First, Hurricane Harvey swamped the Texas coast (and made Joel Osteen shut his doors to the displaced). Then Hurricane Irma wiped out the island of Barbuda and did heavy damage to the U.S. Virgin Islands and Florida, followed by the even more powerful Hurricane Maria smashing through the Caribbean. Puerto Rico suffered a one-two punch from Irma and Maria, and the entire island may be blacked out for months. The Arecibo radio telescope was damaged when a 96-foot antenna snapped and fell 500 feet, puncturing the main dish.
Between hurricanes pummeling the east coast and the huge wildfires raging in the west much later than fire season usually lasts, it’s almost enough to make an atheist think that someone is unhappy with the U.S. and is sending us a message. If Hillary Clinton had won the election, we can all imagine how the religious right’s doomsayers would be shrieking that the destruction being visited on this nation was a divine judgment.
But somehow, natural disasters only become signs of God’s displeasure when Democrats are in power. If Republicans are running the show, even an American city being submerged doesn’t hold any meaning to them. It’s like they suffer selective amnesia and forget about the Bible every four or eight years. (“Major cities being flooded? No, I can’t say that reminds me of anything.”)
But in spite of Christians’ acidic hypocrisy, it’s not wrong to fear this is a portent. No matter who we vote for, climate change has gathered momentum and may already be snowballing out of control. As bad as it is, the 2017 hurricane season could be a foretaste of what future weather will be like.
It’s not clear whether global warming will cause more hurricanes. Some models say it will make them less frequent, but will make the ones that do form more powerful. This is bad news by itself, since major hurricanes, above Category 3, do 85% of all storm damage.
Whatever the exact symptoms, we can be certain that a warming world is only going to make future weather worse. We know that warm ocean waters are the energy source that powers hurricanes, and a baseline of sea-level rise will make storm surges higher and harder to withstand. The wealthy countries that are responsible for most of the climate-warming carbon pollution can spend more to mitigate the danger (like with giant seawalls) and to rebuild, so poor countries will take the brunt, but everyone who lives along the coast is going to suffer. And incompetent, science-denying political leadership makes it worse, both by bungling the cleanup and also by costing us precious time to adapt and reduce our carbon footprint.
In my darker moments, I wonder if this problem could be solved by a giant land swap.

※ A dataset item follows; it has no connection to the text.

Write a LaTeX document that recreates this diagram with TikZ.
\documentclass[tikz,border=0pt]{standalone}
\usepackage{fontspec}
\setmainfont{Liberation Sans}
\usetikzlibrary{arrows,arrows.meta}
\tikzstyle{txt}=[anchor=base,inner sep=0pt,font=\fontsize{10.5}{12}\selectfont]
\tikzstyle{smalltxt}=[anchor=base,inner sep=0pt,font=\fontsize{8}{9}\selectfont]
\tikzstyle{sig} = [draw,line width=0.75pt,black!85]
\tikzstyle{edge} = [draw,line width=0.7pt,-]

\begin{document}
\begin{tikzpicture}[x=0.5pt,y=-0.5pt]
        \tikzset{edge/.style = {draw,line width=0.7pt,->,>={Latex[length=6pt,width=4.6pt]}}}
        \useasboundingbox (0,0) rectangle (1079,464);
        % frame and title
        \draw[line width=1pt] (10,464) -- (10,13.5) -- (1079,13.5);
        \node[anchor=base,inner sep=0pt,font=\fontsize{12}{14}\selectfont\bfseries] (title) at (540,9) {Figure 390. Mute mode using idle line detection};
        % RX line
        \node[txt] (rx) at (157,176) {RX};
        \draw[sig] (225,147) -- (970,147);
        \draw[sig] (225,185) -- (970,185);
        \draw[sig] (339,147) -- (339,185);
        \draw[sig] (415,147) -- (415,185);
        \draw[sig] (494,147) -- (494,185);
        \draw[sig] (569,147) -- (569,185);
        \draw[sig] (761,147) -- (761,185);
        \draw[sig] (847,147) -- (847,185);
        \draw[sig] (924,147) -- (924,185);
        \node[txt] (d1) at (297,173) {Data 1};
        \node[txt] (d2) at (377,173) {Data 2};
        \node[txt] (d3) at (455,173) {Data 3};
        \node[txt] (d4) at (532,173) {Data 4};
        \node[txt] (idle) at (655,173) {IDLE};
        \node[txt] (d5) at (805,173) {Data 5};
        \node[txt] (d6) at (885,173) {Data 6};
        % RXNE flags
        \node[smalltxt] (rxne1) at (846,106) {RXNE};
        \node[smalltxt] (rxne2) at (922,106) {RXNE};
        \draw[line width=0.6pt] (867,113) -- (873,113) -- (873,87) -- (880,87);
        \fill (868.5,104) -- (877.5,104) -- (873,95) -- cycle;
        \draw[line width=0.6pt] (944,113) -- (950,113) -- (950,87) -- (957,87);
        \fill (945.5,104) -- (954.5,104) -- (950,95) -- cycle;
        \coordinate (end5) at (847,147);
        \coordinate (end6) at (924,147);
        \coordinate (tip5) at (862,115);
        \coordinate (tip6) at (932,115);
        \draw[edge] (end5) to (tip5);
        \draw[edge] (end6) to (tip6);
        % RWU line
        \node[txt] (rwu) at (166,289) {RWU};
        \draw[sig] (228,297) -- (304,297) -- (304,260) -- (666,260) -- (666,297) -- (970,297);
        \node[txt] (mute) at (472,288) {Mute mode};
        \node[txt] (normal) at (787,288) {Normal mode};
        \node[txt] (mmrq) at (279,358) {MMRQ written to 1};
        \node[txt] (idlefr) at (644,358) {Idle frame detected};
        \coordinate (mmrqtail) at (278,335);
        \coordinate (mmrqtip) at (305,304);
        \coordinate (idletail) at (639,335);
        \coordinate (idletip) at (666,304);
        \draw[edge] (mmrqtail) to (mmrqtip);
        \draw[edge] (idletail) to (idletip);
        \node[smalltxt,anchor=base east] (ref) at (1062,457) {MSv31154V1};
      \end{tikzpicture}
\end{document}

Those of us who accept the authority of science can move inland, out of the danger zone. In exchange, those who scorn science and believe that global warming is a vast liberal conspiracy are welcome to move into cheap, newly vacated beachfront property. It’s a tradeoff that both sides ought to be happy with. If climate deniers are so sure of themselves, they shouldn’t be afraid of a little salt water lapping at their thresholds.

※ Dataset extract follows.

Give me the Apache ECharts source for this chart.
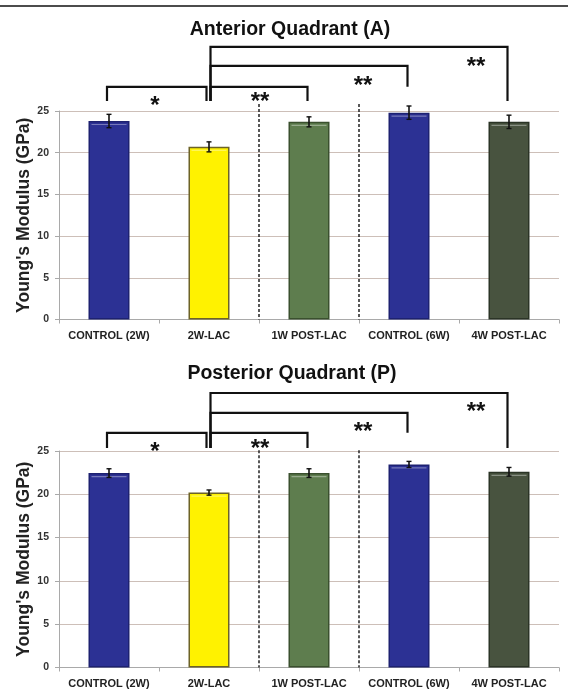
<!DOCTYPE html>
<html><head><meta charset="utf-8">
<script src="https://cdn.jsdelivr.net/npm/echarts@6/dist/echarts.min.js"></script>
<style>html,body{margin:0;padding:0;background:#fff}#c{width:568px;height:692px}</style>
</head><body><div id="c"></div>
<script>
// ---- data ----
const categories = ['CONTROL (2W)', '2W-LAC', '1W POST-LAC', 'CONTROL (6W)', '4W POST-LAC'];
const anteriorValues = [23.8, 20.7, 23.7, 24.8, 23.7];
const anteriorErrors = [0.8, 0.6, 0.6, 0.8, 0.8];
const posteriorValues = [22.45, 20.2, 22.45, 23.45, 22.6];
const posteriorErrors = [0.5, 0.3, 0.5, 0.35, 0.5];
const titles = ['Anterior Quadrant (A)', 'Posterior Quadrant (P)'];
const yAxisName = "Young's Modulus (GPa)";
// significance brackets: from category, to category, label
const bracketFrom = [0, 1, 1, 1];
const bracketTo = [1, 2, 3, 4];
const bracketLabels = ['*', '**', '**', '**'];
const bracketStarCat = [0.46, 1.51, 2.54, 3.67];
// bracket heights (in GPa units of each panel)
const anteriorBracketLevel = [27.9, 27.9, 30.4, 32.7];
const anteriorBracketBase = [26.2, 26.2, 26.2, 26.2];
const anteriorBracketRightEnd = [26.2, 26.2, 27.9, 26.2];
const anteriorStarLevel = [26.3, 26.7, 28.7, 31.0];
const posteriorBracketLevel = [27.1, 27.1, 29.4, 31.7];
const posteriorBracketBase = [25.35, 25.35, 25.35, 25.35];
const posteriorBracketRightEnd = [25.35, 25.35, 27.1, 25.35];
const posteriorStarLevel = [25.5, 25.9, 27.8, 30.1];
// dashed separators after these categories
const dividerAfter = [1, 2];
const anteriorDividerTop = 25.85;
const posteriorDividerTop = 25.1;

// ---- styles ----
const FONT = 'Liberation Sans, Arial, sans-serif';
const barColors = ['#2c3194', '#fff200', '#5e7d4e', '#2c3194', '#48533f'];
const barBorders = ['#1d2171', '#6d6326', '#3a502e', '#1d2171', '#2b3426'];

const chart = echarts.init(document.getElementById('c'), null, {renderer: 'canvas'});

function errorSeries(idx, vals, errs) {
  return {
    type: 'custom', xAxisIndex: idx, yAxisIndex: idx, clip: false, z: 5,
    data: vals.map((v, i) => [i, v, v - errs[i], v + errs[i]]),
    renderItem: function (params, api) {
      const i = api.value(0);
      const pv = api.coord([i, api.value(1)]);
      const lo = api.coord([i, api.value(2)]);
      const hi = api.coord([i, api.value(3)]);
      const bw = 41;
      const c = 2.5;
      return {
        type: 'group',
        children: [
          {type: 'line', shape: {x1: pv[0] - bw / 2 + 3, y1: pv[1] + 3.5, x2: pv[0] + bw / 2 - 3, y2: pv[1] + 3.5},
            style: {stroke: 'rgba(255,255,255,0.35)', lineWidth: 1.2}},
          {type: 'line', shape: {x1: hi[0], y1: hi[1], x2: lo[0], y2: lo[1]}, style: {stroke: '#111', lineWidth: 1.6}},
          {type: 'line', shape: {x1: hi[0] - c, y1: hi[1], x2: hi[0] + c, y2: hi[1]}, style: {stroke: '#111', lineWidth: 1.4}},
          {type: 'line', shape: {x1: lo[0] - c, y1: lo[1], x2: lo[0] + c, y2: lo[1]}, style: {stroke: '#111', lineWidth: 1.4}}
        ]
      };
    }
  };
}

function bracketSeries(idx, level, base, rightEnd, starLevel) {
  return {
    type: 'custom', xAxisIndex: idx, yAxisIndex: idx, clip: false, z: 6,
    data: bracketFrom.map((f, k) => [f, bracketTo[k], level[k], base[k], rightEnd[k], bracketStarCat[k], starLevel[k], k]),
    renderItem: function (params, api) {
      const f = api.value(0), t = api.value(1);
      const k = api.value(7);
      const a = api.coord([f, api.value(2)]);
      const b = api.coord([t, api.value(2)]);
      const aBase = api.coord([f, api.value(3)]);
      const bEnd = api.coord([t, api.value(4)]);
      const sc = api.value(5);
      const sBase = Math.floor(sc);
      const band = api.size([1, 0])[0];
      const s0 = api.coord([sBase, api.value(6)]);
      const sx = s0[0] + (sc - sBase) * band;
      const lx = a[0] + (f === 1 ? 1.5 : -2);
      const rx = b[0] + (t === 1 ? -2.5 : -1.5);
      return {
        type: 'group',
        children: [
          {type: 'polyline', shape: {points: [[lx, aBase[1]], [lx, a[1]], [rx, b[1]], [rx, bEnd[1]]]},
            style: {stroke: '#111', lineWidth: 2.2, fill: null}},
          {type: 'text', x: sx, y: s0[1] + 6,
            style: {text: bracketLabels[k], fill: '#111', font: 'bold 24px ' + FONT, align: 'center', verticalAlign: 'middle'}}
        ]
      };
    }
  };
}

function dividerSeries(idx, topLevel) {
  return {
    type: 'custom', xAxisIndex: idx, yAxisIndex: idx, clip: false, z: 4,
    data: dividerAfter.map(d => [d, topLevel]),
    renderItem: function (params, api) {
      const c = api.value(0);
      const half = api.size([1, 0])[0] / 2;
      const top = api.coord([c, api.value(1)]);
      const bot = api.coord([c, 0]);
      const x = top[0] + half;
      return {type: 'line', shape: {x1: x, y1: top[1], x2: x, y2: bot[1]},
        style: {stroke: '#222', lineWidth: 1.5, lineDash: [3, 2]}};
    }
  };
}

function barSeries(idx, vals) {
  return {
    type: 'bar', xAxisIndex: idx, yAxisIndex: idx, barWidth: 41, z: 3,
    data: vals.map((v, i) => ({value: v, itemStyle: {color: barColors[i], borderColor: barBorders[i], borderWidth: 1.5}}))
  };
}

function xAxis(idx) {
  return {
    type: 'category', gridIndex: idx, data: categories,
    axisLine: {lineStyle: {color: '#a9a9a9', width: 1}},
    axisTick: {show: true, length: 4, lineStyle: {color: '#a9a9a9'}},
    axisLabel: {interval: 0, margin: 11, color: '#222', fontFamily: FONT, fontWeight: 'bold', fontSize: 11}
  };
}
function yAxis(idx) {
  return {
    type: 'value', gridIndex: idx, min: 0, max: 25, interval: 5,
    name: yAxisName, nameLocation: 'middle', nameGap: 26, nameMoveOverlap: false,
    nameTextStyle: {fontFamily: FONT, fontWeight: 'bold', fontSize: 17.5, color: '#222'},
    axisLine: {show: true, lineStyle: {color: '#a9a9a9', width: 1}},
    axisTick: {show: true, length: 4, lineStyle: {color: '#a9a9a9'}},
    axisLabel: {margin: 10, color: '#333', fontFamily: FONT, fontWeight: 'bold', fontSize: 10.5},
    splitLine: {lineStyle: {color: '#cdbfb8', width: 1}}
  };
}

chart.setOption({
  animation: false,
  backgroundColor: '#fff',
  title: [
    {text: titles[0], left: 290, top: 20, textAlign: 'center', padding: 0,
      textStyle: {fontFamily: FONT, fontWeight: 'bold', fontSize: 19.5, color: '#111'}},
    {text: titles[1], left: 292, top: 364, textAlign: 'center', padding: 0,
      textStyle: {fontFamily: FONT, fontWeight: 'bold', fontSize: 19.5, color: '#111'}}
  ],
  graphic: [{type: 'line', shape: {x1: 0, y1: 6, x2: 568, y2: 6}, style: {stroke: '#111', lineWidth: 1.5}}],
  grid: [
    {left: 59, right: 9, top: 111, height: 208.5},
    {left: 59, right: 9, top: 451, height: 216.5}
  ],
  xAxis: [xAxis(0), xAxis(1)],
  yAxis: [yAxis(0), yAxis(1)],
  series: [
    barSeries(0, anteriorValues),
    errorSeries(0, anteriorValues, anteriorErrors),
    dividerSeries(0, anteriorDividerTop),
    bracketSeries(0, anteriorBracketLevel, anteriorBracketBase, anteriorBracketRightEnd, anteriorStarLevel),
    barSeries(1, posteriorValues),
    errorSeries(1, posteriorValues, posteriorErrors),
    dividerSeries(1, posteriorDividerTop),
    bracketSeries(1, posteriorBracketLevel, posteriorBracketBase, posteriorBracketRightEnd, posteriorStarLevel)
  ]
});
</script>
</body></html>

But that doesn’t address the plight of the poor who have nowhere to go, and in any case, there’s no real escape wherever you live. Even if human civilization becomes more peaceful and materially prosperous, the Earth of the future is going to be harsher and more dangerous, its weather more destructive. Besides hurricanes, floods and wildfires, some parts of the planet may literally be too hot for human life. We have few grounds to be proud of the world we’re passing down to our children.